The committee is expected to meet and consider its final report and the implications of its latest ruling. It is also expected to consider the impact of recent 'local' events thought to include a recent Mori poll commissioned by King's Lynn and West Norfolk Borough council showing a large majority of people against a unitary change, and a motion put forward by Norfolk County Council leader Daniel Cox calling on the government to scrap the controversial review process.

In a letter to the Boundary Committee Paul Rowsell, the civil servant overseeing the process outlined the minister's thinking and the importance of minimising disruption and further uncertainty for the councils and communities concerned.

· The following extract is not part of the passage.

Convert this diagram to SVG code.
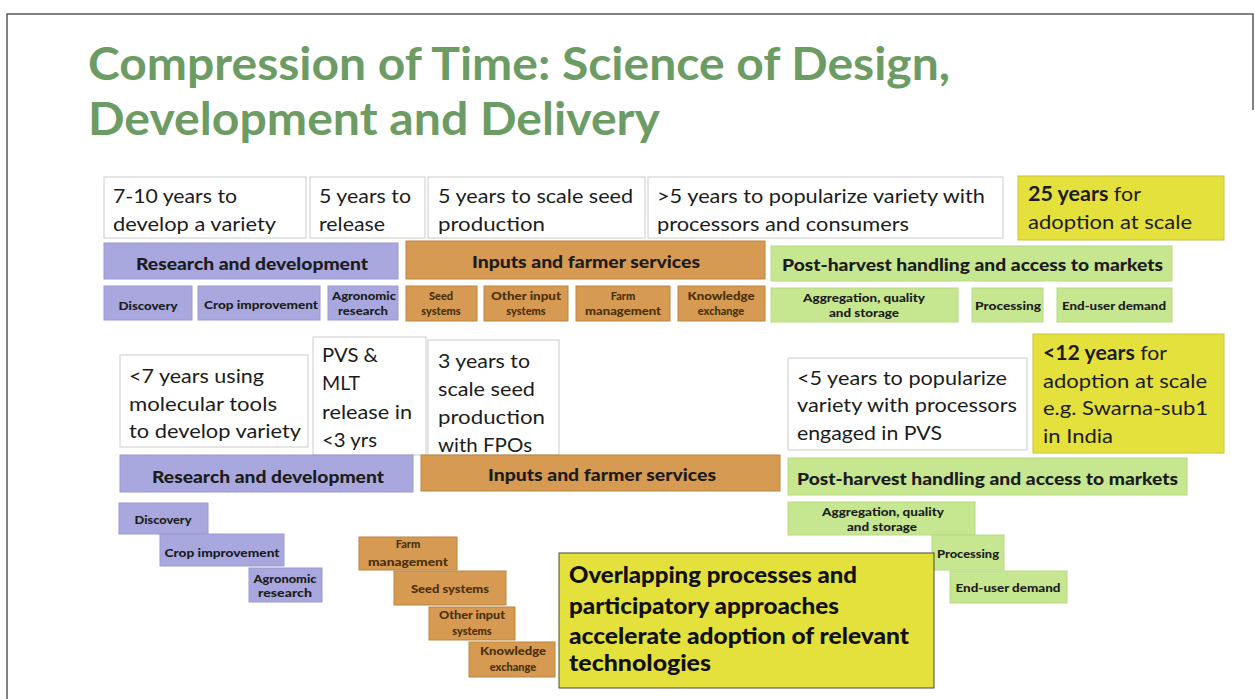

“The secretary of state recognised that the Boundary Committee's draft alternative proposals, published on 19 March 2009, were quashed by the High Court at a time when there were only three full working days left before the 15 July deadline,” Mr Rowsell wrote.

“He therefore believes that the committee was well advanced in the formulation of its advice in July, and he is aware that the committee has meetings planned over the next few days. Accordingly, the secretary of state considers that the December 8 deadline provides the Boundary Committee with sufficient time to take such steps as are necessary for the provision of any advice.”